The result is orderfreshmainelobsters.com, a company which allows seafood fans to have lobster delivered to their doorstep anywhere in the United States. “There are several companies out there that do this,” admits Stafford. “We felt like we could do it just as good if not better.” Part of what’s better than other companies is kits to make Ford’s famous lobster rolls. The kits come with wild-caught Maine lobster, New England-style split-top rolls and a spice kit to help customers replicate the Ford’s dish at home. Sizes range from kits that make six lobster rolls to kits that contain enough ingredients for 24 of them. Other options on the website besides the live lobsters include lobster tails and lobster meat that’s already been removed from the shell.
“July was our best month we did over 1,000 pounds of lobsters. We just keep growing,” says Stafford. That growth is likely to continue even as the holidays approach.
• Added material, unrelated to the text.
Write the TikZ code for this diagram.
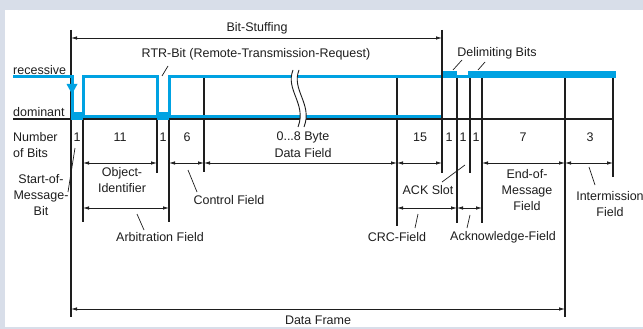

Stafford reasons that many people don’t like turkey and might prefer to celebrate with lobster. Whenever they decide to order, they’ll be able to use recipes from Stafford that range from lobster eggs Benedict to lobster banh mi sandwiches.
What else does the future hold for the entrepreneur? Stafford is working on building connections with Maryland fishermen who might be able to make live blue crab part of the business, too. He’ll also be adding Maine-style whoopie pies to the website. “It’s helped us survive,” says Stafford. “It’s been something that kept us motivated when the restaurant business has been challenging.”